« Quelle réponse veux-tu ? Celle du savant ou celle du poète ? »
Celle du scientifique ou celle du philosophe, donc ? Non, pas la peine de répondre. Je vais le faire à ta place : ce sera les deux.
Le scientifique dirait que c’est une question de vitesse, d’accélération et de relativité. Quand on est dans une voiture — pardon, sur un schgloubf volant, et qu’on vole à côté d’un autre schgloubf qui va à la même vitesse, il nous paraît être immobile. Pourtant, vu d’en bas, les deux schgloubfs se déplacent, et vite. Et bien, si je détache un bout de la corne antérieure de mon schgloubf et que je le lance à la verticale, il va me retomber dans la main. Parce que la vitesse de mon schgloubf, qu’il me transmet parce que je suis assis sur son dos (avec son consentement bien sûr), se transmet également au bout de sa corne au moment où je le lance. D’ailleurs, il se passe exactement la même chose quand on lance un objet depuis le sol, si l’on se rappelle que la Terre est en mouvement… Mais vu de la Terre, justement, le bout de corne jeté du dos du schgloubf traversera les airs comme si on l’avait lancé droit devant ! Et c’est là que ça devient intéressant : toute cette expérience part du principe que le schgloubf vole à la même vitesse. Mais si jamais il se met à accélérer ou décélérer pendant que le bout de corne est en l’air, ce dernier ne retombera pas dans la main du schgloubfier, puisque la vitesse transmise par le schgloubf au bout de corne au moment du lancer n’est plus la même que celle du schgloubf au moment où le bout de corne retombe. Si le schgloubf accélère, le bout de corne retombera derrière — et inversement s’il décélère.
Bon, fini de raconter des âneries, laissons plutôt la place — ou la plume — au philosophe, qui s’improvisera poète pour l’occasion. Une sorte de monstre hybride, comme le croisement d’un schgloubf et d’un razktrapkz : un philoète (ou un schglapkz, c’est selon).
Déjà, la science n’excuse pas tout. Monter un schgloubf, consentant ou non, c’est dégradant. Avilissant. C’est de l’exploitation pure et simple, oui, je l’ai dit. Il n’a rien demandé, ce pauvre schgloubf. Et certainement pas à faire partie d’une expérience pseudo-scientifique à la noix. Comment croyez-vous qu’il puisse être consentant s’il ne sait même pas qu’il a d’autres manières de vivre sa vie de schgloubf ? Un esclave qui n’a jamais goûté la liberté ne cherchera jamais à s’enfuir. Mais vous ne vous arrêtez pas là ! Non content d’exploiter et d’épuiser ce pauvre schgloubf, voilà donc que vous le mutilez ! Tortionnaire ! Assassin ! Boucher !

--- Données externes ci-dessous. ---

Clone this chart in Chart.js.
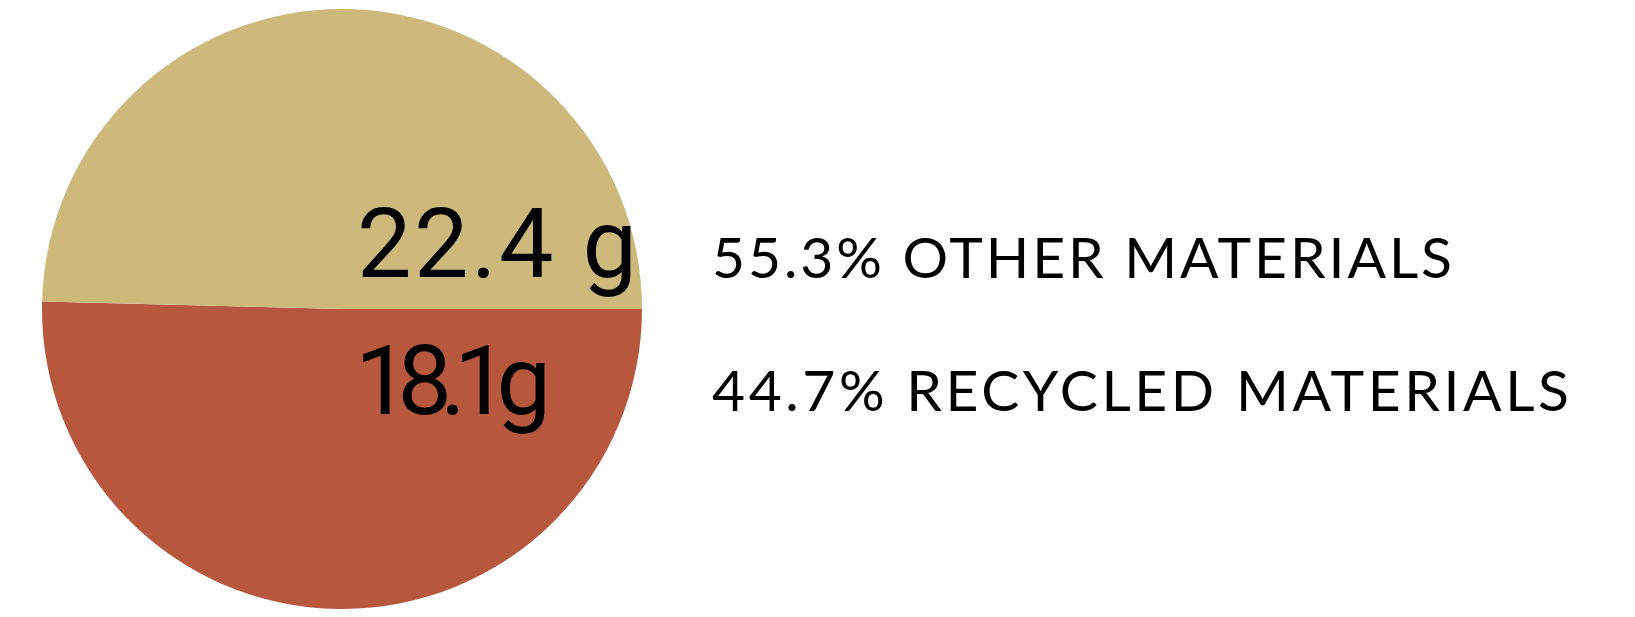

Je divague, je divague, mais la question reste à flot. Reprenons. Pourquoi vouloir lancer un objet en premier lieu ? Pour s’en séparer. Dès l’instant où l’objet quitte tes doigts, vous cessez d’être une entité unique et unie, vous vous séparez en deux corps distincts, éloignés d’un univers tout entier. Rupture. Mais l’objet, lui, n’a qu’une volonté. Qu’un seul désir. Qu’un seul but : retrouver cette unité, retrouver la paume de ta main. Tous les objets partagent ce principe, quoiqu’à des échelles temporelles différentes ; la feuille morte d’un arbre tombera, sèchera sur le sol, se fera culbuter au rythme des brises, des marcheurs et des souffleurs qui passeront. Mais inévitablement elle reviendra au sol, à la terre nourricière, sous une forme ou une autre, pour s’y décomposer lentement, se scinder en composants élémentaires, en nutriments, pour enrichir le sol et nourrir le prochain arbre dont les racines passeront par là. En remontant jusqu’aux bourgeons de cet arbre, la feuille morte aura accompli son cycle. De même qu’un stylo n’accepte d’être rangé dans sa trousse qu’avec l’assurance qu’il en sortira le lendemain. Que deux mains ne se lâchent que pour se dire au revoir — une promesse qui sera tenue.
Que tu sois donc dans une voiture, un train, un avion ou sur un schgloubf, si tu lances un objet, il retombera dans ta main. Car c’est l’élan irrésistible des objets qui le meut.